A entrada de Navas contra a Itália, na semifinal da Copa das Confederações, é um ótimo exemplo de como a Espanha necessita de tais variações. Rescaldada pela goleada sofrida na decisão da Euro, a Azzurra soube pressionar a Espanha e atacar com intensidade para tentar a vitória. O gol não saiu e a intensidade deixou os italianos esgotados para a prorrogação. Ainda assim, Del Bosque apelou ao jogo aéreo para tentar chegar à final. Navas foi o melhor em campo, exatamente ao dar a profundidade que faltava ao time, e até Javi Martínez foi escalado como centroavante.

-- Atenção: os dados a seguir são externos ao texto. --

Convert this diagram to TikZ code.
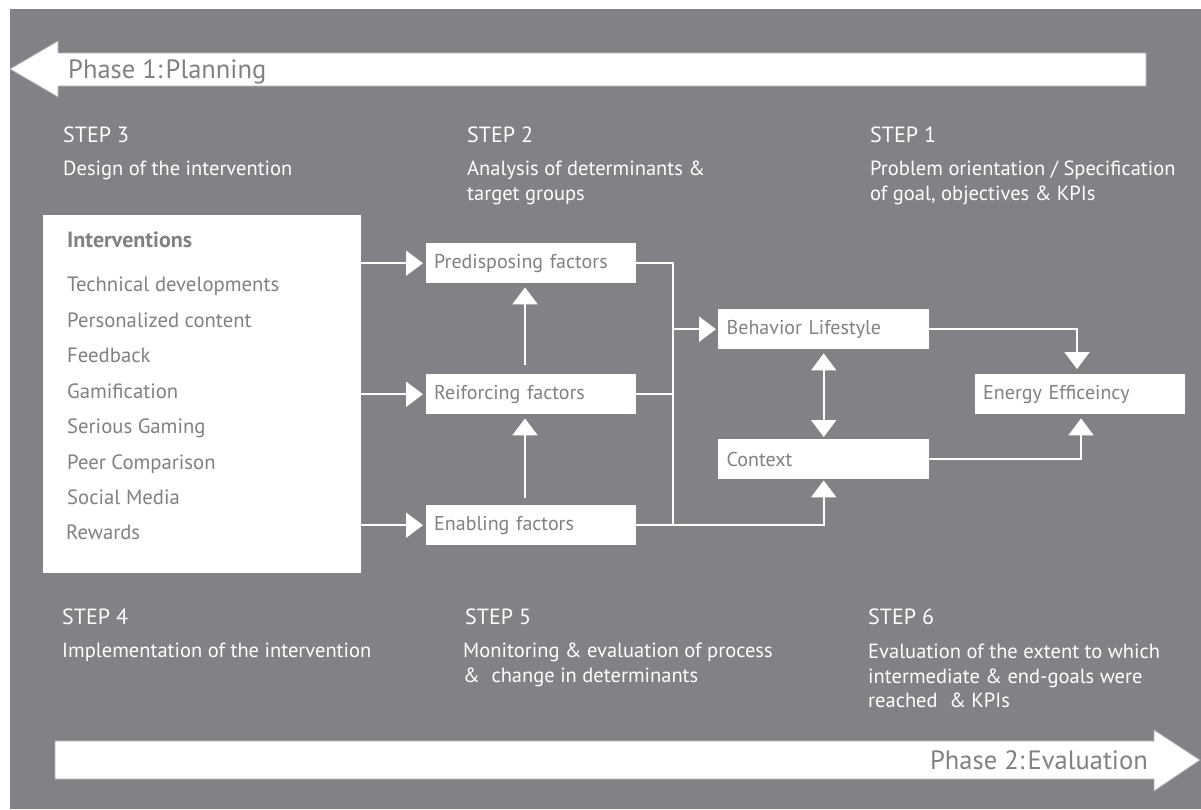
\documentclass[tikz,border=0pt]{standalone}
\usepackage{fontspec}
\setmainfont{PT Sans}
\usetikzlibrary{arrows.meta}
\definecolor{bg}{RGB}{129,130,134}
\definecolor{ink}{RGB}{128,129,133}
\definecolor{rim}{RGB}{175,176,179}

\begin{document}
\begin{tikzpicture}[x=1pt,y=-1pt,
  fbox/.style={fill=white, text=ink, anchor=north west, minimum width=210pt,
    minimum height=40pt, text width=194pt, inner xsep=8pt, inner ysep=0pt,
    align=left, font=\fontsize{20}{24}\selectfont},
  wire/.style={draw=white, line width=2.2pt},
  link/.style={wire, -{Triangle[length=17pt,width=25pt]}},
  duallink/.style={wire, {Triangle[length=17pt,width=25pt]}-{Triangle[length=17pt,width=25pt]}},
  steplabel/.style={text=white, anchor=base west, inner sep=0pt, font=\fontsize{22}{26}\selectfont},
  steptext/.style={text=white, anchor=base west, inner sep=0pt, font=\fontsize{20.5}{25}\selectfont},
  item/.style={text=ink, anchor=base west, inner sep=0pt, font=\fontsize{20.7}{24}\selectfont},
  phase/.style={text=ink, inner sep=0pt, font=\fontsize{26.5}{32}\selectfont},
  band/.style={fill=white, draw=rim, line width=0.8pt},
]
\useasboundingbox (0,0) rectangle (1201,809);
\fill[white] (0,0) rectangle (1201,809);
\fill[bg] (10,9) rectangle (1201,809);

% phase bands
\filldraw[band] (1146,53) -- (58,53) -- (58,41) -- (10,69) -- (58,97) -- (58,86) -- (1146,86) -- cycle;
\node[phase, anchor=base west] (ph1) at (68,78) {Phase 1:\hspace{0.12em}Planning};
\filldraw[band] (55,741) -- (1154,741) -- (1154,730) -- (1200,760) -- (1154,791) -- (1154,779) -- (55,779) -- cycle;
\node[phase, anchor=base east] (ph2) at (1148,769) {Phase 2:\hspace{0.12em}Evaluation};

% steps above
\node[steplabel] (s3) at (63,142) {STEP 3};
\node[steptext] (s3a) at (63,175) {Design of the intervention};
\node[steplabel] (s2) at (467,142) {STEP 2};
\node[steptext] (s2a) at (467,175) {Analysis of determinants \&};
\node[steptext] (s2b) at (467,200) {target groups};
\node[steplabel] (s1) at (870,142) {STEP 1};
\node[steptext] (s1a) at (870,175) {Problem orientation / Specification};
\node[steptext] (s1b) at (870,200) {of goal, objectives \& KPIs};

% steps below
\node[steplabel] (s4) at (62,624) {STEP 4};
\node[steptext] (s4a) at (62,657) {Implementation of the intervention};
\node[steplabel] (s5) at (465,624) {STEP 5};
\node[steptext] (s5a) at (463,657) {Monitoring \& evaluation of process};
\node[steptext] (s5b) at (463,682) {\&\hspace{0.3em} change in determinants};
\node[steplabel] (s6) at (868,624) {STEP 6};
\node[steptext] (s6a) at (868,658) {Evaluation of the extent to which};
\node[steptext] (s6b) at (868,683) {intermediate \& end-goals were};
\node[steptext] (s6c) at (868,707) {reached\hspace{0.3em} \& KPIs};

% interventions
\node[fill=white, anchor=north west, minimum width=318pt, minimum height=358pt, inner sep=0pt] (iv) at (43,215) {};
\node[item, font=\fontsize{22}{26}\selectfont\bfseries] (ivt) at (67,247) {Interventions};
\node[item] (iv1) at (67,291) {Technical developments};
\node[item] (iv2) at (67,327) {Personalized content};
\node[item] (iv3) at (67,362) {Feedback};
\node[item] (iv4) at (67,398) {Gamification};
\node[item] (iv5) at (67,433) {Serious Gaming};
\node[item] (iv6) at (67,469) {Peer Comparison};
\node[item] (iv7) at (67,504) {Social Media};
\node[item] (iv8) at (66,539) {Rewards};

% determinants and outcomes
\node[fbox] (pre) at (426,243) {Predisposing factors};
\node[fbox] (rei) at (426,374) {Reiforcing factors};
\node[fbox] (ena) at (426,505) {Enabling factors};
\node[fbox, minimum width=211pt] (beh) at (718,309) {Behavior Lifestyle};
\node[fbox, minimum width=211pt] (ctx) at (718,439) {Context};
\node[fbox] (eff) at (975,374) {Energy Efficeincy};

% helper columns
\coordinate (vx) at (525,0);
\coordinate (bus) at (673,0);
\coordinate (ex1) at (1077,0);
\coordinate (ex2) at (1081,0);

% interventions to determinants
\draw[link, shorten >=3pt] (iv.east |- pre.west) -- (pre.west);
\draw[link, shorten >=3pt] (iv.east |- rei.west) -- (rei.west);
\draw[link, shorten >=3pt] (iv.east |- ena.west) -- (ena.west);

% determinants feeding upward
\draw[link, shorten <=9pt, shorten >=4pt] (vx |- rei.north) -- (vx |- pre.south);
\draw[link, shorten <=7pt, shorten >=4pt] (vx |- ena.north) -- (vx |- rei.south);

% collecting bus
\draw[wire] (pre.east) -- (bus |- pre.east) -- (bus |- ena.east);
\draw[wire] (rei.east) -- (bus |- rei.east);
\draw[link, shorten >=2pt] (bus |- beh.west) -- (beh.west);
\draw[link, shorten >=1pt] (ena.east) -- (ctx.south |- ena.east) -- (ctx.south);

% behaviour, context and outcome
\draw[duallink, shorten <=4pt, shorten >=2pt] (beh.south) -- (ctx.north);
\draw[link, shorten >=5pt] (beh.east) -- (ex1 |- beh.east) -- (ex1 |- eff.north);
\draw[link, shorten >=4pt] (ctx.east) -- (ex2 |- ctx.east) -- (ex2 |- eff.south);
\end{tikzpicture}
\end{document}
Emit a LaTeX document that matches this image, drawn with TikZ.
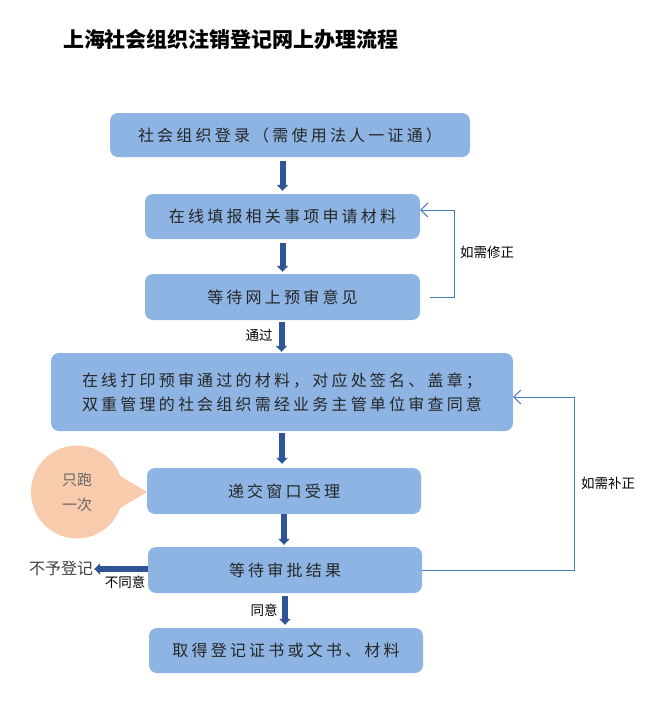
\documentclass[tikz,border=0pt]{standalone}
\usepackage{fontspec}
\newfontfamily\cjk{Noto Sans CJK SC}
\newfontfamily\cjkls[LetterSpace=20]{Noto Sans CJK SC}
\usetikzlibrary{arrows.meta,shapes.callouts,calc}
\definecolor{boxblue}{HTML}{8DB4E3}
\definecolor{arrowblue}{HTML}{2F5597}
\definecolor{lineblue}{HTML}{4A7EBB}
\definecolor{peach}{HTML}{F8CBAD}
\definecolor{txt}{HTML}{262626}
\tikzset{
  stepbox/.style={fill=boxblue, rounded corners=8pt, inner sep=0pt, text=txt,
    font=\cjkls\fontsize{16}{24}\selectfont},
  bigarrow/.style={draw=arrowblue, line width=6pt, -{Triangle[length=6pt,width=11pt]}},
  backline/.style={draw=lineblue, line width=1pt, -{Straight Barb[length=7pt,width=14pt]}},
  lbl/.style={font=\cjk\fontsize{13.5}{16}\selectfont, text=black, inner sep=0pt},
}
\begin{document}
\begin{tikzpicture}[x=1pt,y=-1pt]
\useasboundingbox (0,0) rectangle (650,726);
\node[font=\cjk\bfseries\fontsize{21}{24}\selectfont] (title) at (231,40) {上海社会组织注销登记网上办理流程};

\node[stepbox, minimum width=360pt, minimum height=44pt] (b1) at (290,135) {社会组织登录（需使用法人一证通）};
\node[stepbox, minimum width=275pt, minimum height=45pt] (b2) at (282.5,216.5) {在线填报相关事项申请材料};
\node[stepbox, minimum width=275pt, minimum height=46pt] (b3) at (282.5,297) {等待网上预审意见};
\node[stepbox, minimum width=462pt, minimum height=78pt, align=left] (b4) at (282,392) {在线打印预审通过的材料，对应处签名、盖章；\\双重管理的社会组织需经业务主管单位审查同意};
\node[stepbox, minimum width=274pt, minimum height=46pt] (b5) at (284,491) {递交窗口受理};
\node[stepbox, minimum width=274pt, minimum height=46pt] (b6) at (285,570) {等待审批结果};
\node[stepbox, minimum width=274pt, minimum height=45pt] (b7) at (286,650.5) {取得登记证书或文书、材料};

\coordinate (tip) at (147,492);
\node[ellipse callout, fill=peach, minimum width=92pt, minimum height=93pt,
  callout absolute pointer={(tip)}, callout pointer arc=40, align=center, text=black!60,
  font=\cjk\fontsize{15}{25}\selectfont] (bub) at (77,492) {只跑\\一次};

\node[font=\cjk\fontsize{16}{18}\selectfont, text=black!75, inner sep=0pt] (no) at (61,568) {不予登记};

\draw[bigarrow, shorten <=4pt, shorten >=3pt] (b1.south -| b2.north) -- (b2.north);
\draw[bigarrow, shorten <=4pt, shorten >=2pt] (b2.south) -- (b3.north);
\draw[bigarrow, shorten <=2pt, shorten >=1pt] ([xshift=-1pt]b3.south) -- ([xshift=-1pt]b3.south |- b4.north);
\draw[bigarrow, shorten <=2pt, shorten >=4pt] (b4.south) -- (b4.south |- b5.north);
\draw[bigarrow, shorten <=0pt, shorten >=2pt] ([xshift=-1pt]b6.north |- b5.south) -- ([xshift=-1pt]b6.north);
\draw[bigarrow, shorten <=3pt, shorten >=3pt] (b6.south) -- (b6.south |- b7.north);
\draw[bigarrow, shorten >=1pt] ([yshift=1pt]b6.west) -- ([yshift=1pt]b6.west -| no.east);

\node[lbl] (l1) at (259,335) {通过};
\node[lbl] (l2) at (125,582) {不同意};
\node[lbl] (l3) at (264,610) {同意};

\draw[backline] ([xshift=10pt]b3.east) -- (454,297) -- (454,210) -- ([yshift=6.5pt]b2.east);
\node[lbl] (l4) at (487,252) {如需修正};
\draw[backline] (b6.east) -- (574,570) -- (574,397) -- ([yshift=-5pt]b4.east);
\node[lbl] (l5) at (608,483) {如需补正};
\end{tikzpicture}
\end{document}
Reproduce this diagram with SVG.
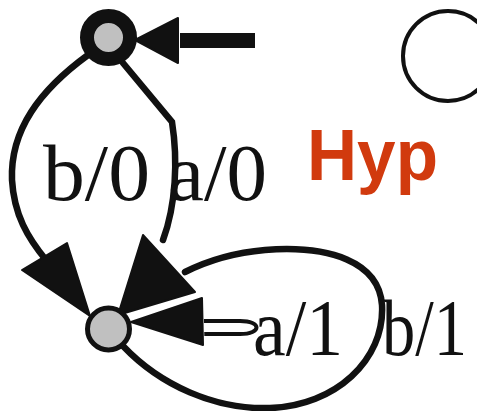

Não é preciso ser radical, mas veneração demais é ruim

O respeito à geração campeã e ao estilo que consagrou a Espanha é merecido. Mas os rojos precisam tomar cuidado para que isso não deixe a equipe parada no tempo. O tiki-taka funciona muito por conta de Xavi, que não vive boa fase há algum tempo e poderia ser preterido em alguns jogos. Sem ninguém que faça a função (deslocar Iniesta significaria relegar o jogador mais imprevisível nos dribles a um trabalho mecânico), é mais fácil à Fúria encontrar alternativas que complementem seu jogo. O mesmo valeria a Pedro, que não vive mais a fase iluminada da Copa de 2010, ou Iker Casillas, sem ritmo de jogo no Real Madrid.
Isso não quer dizer que a renovação é urgente ou o tiki-taka deva ser esquecido. O sistema ainda é letal contra adversários que prefiram se recuar diante do toque de bola, como fez o Uruguai na Copa das Confederações. Assim como a maioria dos veteranos é útil no elenco. O que a Espanha não pode é continuar engessada por conta das taças do passado e ser engolida passivamente na Copa do Mundo, como aconteceu meses atrás no Maracanã.
O bicampeonato mundial, que não acontece desde a Copa de 1962, só parece possível se a Espanha souber como se reinventar. O toque Barcelona de Guardiola ajudou a Fúria de Aragonés e Del Bosque a se tornar uma das grandes campeãs da história. Desta vez, observar o jogo físico do Atlético de Madrid de Simeone, a verticalidade do antigo Real Madrid de Mourinho ou as próprias modificações realizadas por Martino no Barça é um caminho que se sugere para que os espanhóis se perpetuem mais um pouco.